Chance’s behavior over a one-year period to carry on a sexually explicit Internet conversation with a person identified as a 14-year-old girl was a choice. The mistake was in judging the consequences of his behavior, and finding out that the “girl” was a Marion County sheriff’s deputy. He immediately lost his job, his benefits, his home, his wife and family, as well as his status in the community and his ability to make a living.
The unintended consequence (being arrested) of his behavioral choice was a mistake, but what he did was a choice.
Many times the people we think have a high level of psychopathic traits will excuse their choices as “mistakes” in an effort to shift the blame for those choices off themselves. There is no doubt that Chance knew it was both legally wrong and morally wrong for him to carry on a sexual discussion over the Internet, or any other way, with a 14-year-old girl, yet he chose to do this action multiple times over a one-year period. This was no error in judgment; it was a deliberate choice. His error in judgment was in thinking he could get away with this behavioral choice without having any legal consequences, and without being exposed as a pedophile.
My psychopathic son, Patrick, knew it was “wrong” to steal, he knew it was “wrong” to kill, yet he made the choices to do both. The mistake he made, however, was in thinking that he would not get caught, even without making much, if any, effort to disguise who had committed those crimes. In fact, he actually bragged about his intention to kill his victim before he did so, and afterwards as well. The choice to kill her was just that, a choice, but the biggest mistake in his life was in not realizing that some other people, even among his petty-criminal associates who, while they may have been dishonest, were not full-fledged psychopaths, and would not view his choices as admirable and macho.
People high in psychopathic traits frequently make choices that harm other people, thinking they can get away unscathed by consequences for these choices. The man who decides to cheat on his wife, but when he gets caught, cries about what a “mistake” it was and how “sorry he is for having hurt her.” The person who steals something, then when caught cries about how they “made a mistake,” hoping the victim of their choice will give them unearned trust again and forgiveness for their “mistake.” The criminal bank robber or rapist wants the public to view his/her behavior as a “mistake,” almost an “accident,” that happened rather than as a deliberate evil choice to do wrong.

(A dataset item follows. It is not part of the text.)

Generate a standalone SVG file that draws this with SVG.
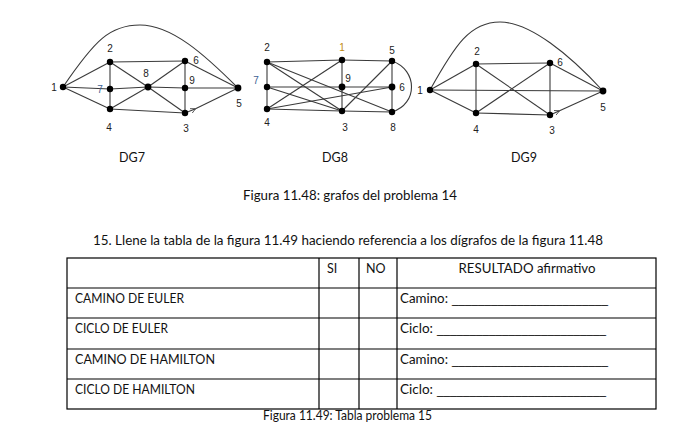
<svg xmlns="http://www.w3.org/2000/svg" width="679" height="433" viewBox="0 0 679 433">
<style>
.e{stroke:#3a3a3a;stroke-width:1.1;fill:none}
.n{fill:#000}
.lb{font-family:"Liberation Sans",Arial,sans-serif;font-size:10px;fill:#222;text-anchor:middle}
.bl{fill:#3d5f94}
.or{fill:#c08a10}
.t{font-family:Lato,"Open Sans",sans-serif;font-size:12.5px;fill:#111}
.u{font-family:"Liberation Sans",Arial,sans-serif;font-size:12px;fill:#111}
.c{text-anchor:middle}
.grid{stroke:#000;stroke-width:1.2;fill:none}
</style>
<defs>
<marker id="ah" viewBox="0 0 8 8" refX="1" refY="4" markerWidth="5" markerHeight="5" orient="auto" markerUnits="userSpaceOnUse">
<path d="M8,0 L0,4 L8,8" fill="none" stroke="#333" stroke-width="1.2"/>
</marker>
</defs>
<rect width="679" height="433" fill="#fff"/>

<!-- DG7 -->
<g id="connectors-dg7">
<path class="e" d="M63,87 C95,40 110,25 140,25 C172,25 205,55 238,88"/>
<line class="e" x1="63" y1="87" x2="110" y2="62"/>
<line class="e" x1="63" y1="87" x2="110" y2="89"/>
<line class="e" x1="63" y1="87" x2="110" y2="109"/>
<line class="e" x1="110" y1="62" x2="185" y2="61"/>
<line class="e" x1="110" y1="62" x2="110" y2="89"/>
<line class="e" x1="110" y1="62" x2="148" y2="87"/>
<line class="e" x1="110" y1="89" x2="110" y2="109"/>
<line class="e" x1="110" y1="89" x2="148" y2="87"/>
<line class="e" x1="110" y1="109" x2="148" y2="87"/>
<line class="e" x1="110" y1="109" x2="185" y2="113"/>
<line class="e" x1="148" y1="87" x2="185" y2="61"/>
<line class="e" x1="148" y1="87" x2="185" y2="88"/>
<line class="e" x1="148" y1="87" x2="185" y2="113"/>
<line class="e" x1="185" y1="61" x2="185" y2="88"/>
<line class="e" x1="185" y1="88" x2="185" y2="113"/>
<line class="e" x1="185" y1="61" x2="238" y2="88"/>
<line class="e" x1="185" y1="88" x2="238" y2="88"/>
<line class="e" x1="238" y1="88" x2="195" y2="109" marker-end="url(#ah)"/>
<line class="e" x1="195" y1="109" x2="185" y2="113"/>
</g>
<g id="dg7-n1"><circle class="n" cx="63" cy="87" r="3.2"/><text class="lb" x="54" y="91">1</text></g>
<g id="dg7-n2"><circle class="n" cx="110" cy="62" r="3.2"/><text class="lb" x="110" y="52">2</text></g>
<g id="dg7-n7"><circle class="n" cx="110" cy="89" r="3.2"/><text class="lb bl" x="100" y="93">7</text></g>
<g id="dg7-n4"><circle class="n" cx="110" cy="109" r="3.2"/><text class="lb" x="109" y="131">4</text></g>
<g id="dg7-n8"><circle class="n" cx="148" cy="87" r="3.4"/><text class="lb" x="146" y="77">8</text></g>
<g id="dg7-n6"><circle class="n" cx="185" cy="61" r="3.2"/><text class="lb" x="196" y="64">6</text></g>
<g id="dg7-n9"><circle class="n" cx="185" cy="88" r="3.2"/><text class="lb" x="192" y="84">9</text></g>
<g id="dg7-n3"><circle class="n" cx="185" cy="113" r="3.2"/><text class="lb" x="186" y="132">3</text></g>
<g id="dg7-n5"><circle class="n" cx="238" cy="88" r="3.4"/><text class="lb" x="239" y="107">5</text></g>

<!-- DG8 -->
<g id="connectors-dg8">
<path class="e" d="M392,61 C418,70 418,104 392,112"/>
<line class="e" x1="267" y1="62" x2="342" y2="60"/>
<line class="e" x1="342" y1="60" x2="392" y2="61"/>
<line class="e" x1="267" y1="62" x2="267" y2="87"/>
<line class="e" x1="267" y1="87" x2="267" y2="109"/>
<line class="e" x1="342" y1="60" x2="342" y2="87"/>
<line class="e" x1="342" y1="87" x2="342" y2="111"/>
<line class="e" x1="392" y1="61" x2="392" y2="87"/>
<line class="e" x1="392" y1="87" x2="392" y2="112"/>
<line class="e" x1="267" y1="109" x2="342" y2="111"/>
<line class="e" x1="342" y1="111" x2="392" y2="112"/>
<line class="e" x1="267" y1="87" x2="392" y2="87"/>
<line class="e" x1="267" y1="62" x2="342" y2="111"/>
<line class="e" x1="267" y1="62" x2="392" y2="112"/>
<line class="e" x1="267" y1="87" x2="342" y2="111"/>
<line class="e" x1="267" y1="109" x2="342" y2="60"/>
<line class="e" x1="267" y1="109" x2="392" y2="87"/>
<line class="e" x1="342" y1="111" x2="392" y2="61"/>
</g>
<g id="dg8-n2"><circle class="n" cx="267" cy="62" r="3.2"/><text class="lb" x="267" y="51">2</text></g>
<g id="dg8-n1"><circle class="n" cx="342" cy="60" r="3.2"/><text class="lb or" x="342" y="51">1</text></g>
<g id="dg8-n5"><circle class="n" cx="392" cy="61" r="3.2"/><text class="lb" x="392" y="54">5</text></g>
<g id="dg8-n7"><circle class="n" cx="267" cy="87" r="3.2"/><text class="lb bl" x="256" y="84">7</text></g>
<g id="dg8-n9"><circle class="n" cx="342" cy="87" r="3.4"/><text class="lb" x="348" y="82">9</text></g>
<g id="dg8-n6"><circle class="n" cx="392" cy="87" r="3.4"/><text class="lb" x="402" y="91">6</text></g>
<g id="dg8-n4"><circle class="n" cx="267" cy="109" r="3.2"/><text class="lb" x="267" y="126">4</text></g>
<g id="dg8-n3"><circle class="n" cx="342" cy="111" r="3.2"/><text class="lb" x="345" y="131">3</text></g>
<g id="dg8-n8"><circle class="n" cx="392" cy="112" r="3.2"/><text class="lb" x="393" y="131">8</text></g>

<!-- DG9 -->
<g id="connectors-dg9">
<path class="e" d="M430,90 C455,45 470,22 500,22 C530,22 570,55 603,91"/>
<line class="e" x1="430" y1="90" x2="476" y2="64"/>
<line class="e" x1="430" y1="90" x2="603" y2="91"/>
<line class="e" x1="430" y1="90" x2="476" y2="113"/>
<line class="e" x1="476" y1="64" x2="550" y2="63"/>
<line class="e" x1="476" y1="64" x2="476" y2="113"/>
<line class="e" x1="476" y1="64" x2="550" y2="115"/>
<line class="e" x1="476" y1="113" x2="550" y2="63"/>
<line class="e" x1="476" y1="113" x2="550" y2="115"/>
<line class="e" x1="550" y1="63" x2="550" y2="115"/>
<line class="e" x1="550" y1="63" x2="603" y2="91"/>
<line class="e" x1="603" y1="91" x2="559" y2="111" marker-end="url(#ah)"/>
<line class="e" x1="559" y1="111" x2="550" y2="115"/>
</g>
<g id="dg9-n1"><circle class="n" cx="430" cy="90" r="3.2"/><text class="lb" x="420" y="94">1</text></g>
<g id="dg9-n2"><circle class="n" cx="476" cy="64" r="3.2"/><text class="lb" x="477" y="55">2</text></g>
<g id="dg9-n6"><circle class="n" cx="550" cy="63" r="3.2"/><text class="lb" x="560" y="66">6</text></g>
<g id="dg9-n4"><circle class="n" cx="476" cy="113" r="3.2"/><text class="lb" x="476" y="133">4</text></g>
<g id="dg9-n3"><circle class="n" cx="550" cy="115" r="3.2"/><text class="lb" x="552" y="134">3</text></g>
<g id="dg9-n5"><circle class="n" cx="603" cy="91" r="3.4"/><text class="lb" x="603" y="111">5</text></g>

<!-- captions -->
<g id="captions">
<text class="t c" x="132" y="162">DG7</text>
<text class="t c" x="335" y="162">DG8</text>
<text class="t c" x="524" y="162">DG9</text>
<text class="t" x="243" y="200" textLength="214" lengthAdjust="spacingAndGlyphs">Figura 11.48: grafos del problema 14</text>
<text class="t" x="93" y="245" textLength="510" lengthAdjust="spacingAndGlyphs">15.  Llene la tabla de la figura 11.49 haciendo referencia a los dígrafos de la figura 11.48</text>
<text class="t" x="263" y="420" textLength="169" lengthAdjust="spacingAndGlyphs">Figura 11.49: Tabla problema 15</text>
</g>

<!-- table -->
<g id="table">
<rect class="grid" x="67" y="258" width="589" height="151"/>
<line class="grid" x1="67" y1="288" x2="656" y2="288"/>
<line class="grid" x1="67" y1="318" x2="656" y2="318"/>
<line class="grid" x1="67" y1="349" x2="656" y2="349"/>
<line class="grid" x1="67" y1="379" x2="656" y2="379"/>
<line class="grid" x1="319" y1="258" x2="319" y2="409"/>
<line class="grid" x1="359" y1="258" x2="359" y2="409"/>
<line class="grid" x1="397" y1="258" x2="397" y2="409"/>
<text class="t" x="327" y="273">SI</text>
<text class="t" x="366" y="273">NO</text>
<text class="t c" x="527" y="273" textLength="137" lengthAdjust="spacingAndGlyphs">RESULTADO afirmativo</text>
<text class="t" x="75" y="303" textLength="109" lengthAdjust="spacingAndGlyphs">CAMINO DE EULER</text>
<text class="t" x="75" y="333" textLength="93" lengthAdjust="spacingAndGlyphs">CICLO DE EULER</text>
<text class="t" x="75" y="364" textLength="140" lengthAdjust="spacingAndGlyphs">CAMINO DE HAMILTON</text>
<text class="t" x="75" y="394" textLength="120" lengthAdjust="spacingAndGlyphs">CICLO DE HAMILTON</text>
<text class="t" x="400" y="303" textLength="48" lengthAdjust="spacingAndGlyphs">Camino:</text>
<text class="u" x="452" y="303" textLength="156" lengthAdjust="spacingAndGlyphs">________________________</text>
<text class="t" x="400" y="333" textLength="33" lengthAdjust="spacingAndGlyphs">Ciclo:</text>
<text class="u" x="437" y="333" textLength="169" lengthAdjust="spacingAndGlyphs">__________________________</text>
<text class="t" x="400" y="364" textLength="48" lengthAdjust="spacingAndGlyphs">Camino:</text>
<text class="u" x="452" y="364" textLength="156" lengthAdjust="spacingAndGlyphs">________________________</text>
<text class="t" x="400" y="394" textLength="33" lengthAdjust="spacingAndGlyphs">Ciclo:</text>
<text class="u" x="437" y="394" textLength="169" lengthAdjust="spacingAndGlyphs">__________________________</text>
</g>
</svg>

The word “mistake” even indicates to me an “accidental” nature of an event, rather than a consequence of a deliberate choice. When we choose to give unearned trust to a repeat offender of bad choices, the same way a parole board lets a bank robber out of prison early when he pleads “I’ve learned my lesson, it was just a big mistake,” we are also making a choice, and we will have to deal with those consequences of our choices. In dealing with a psychopath, I can almost guarantee it will be a mistake with consequences we won’t like.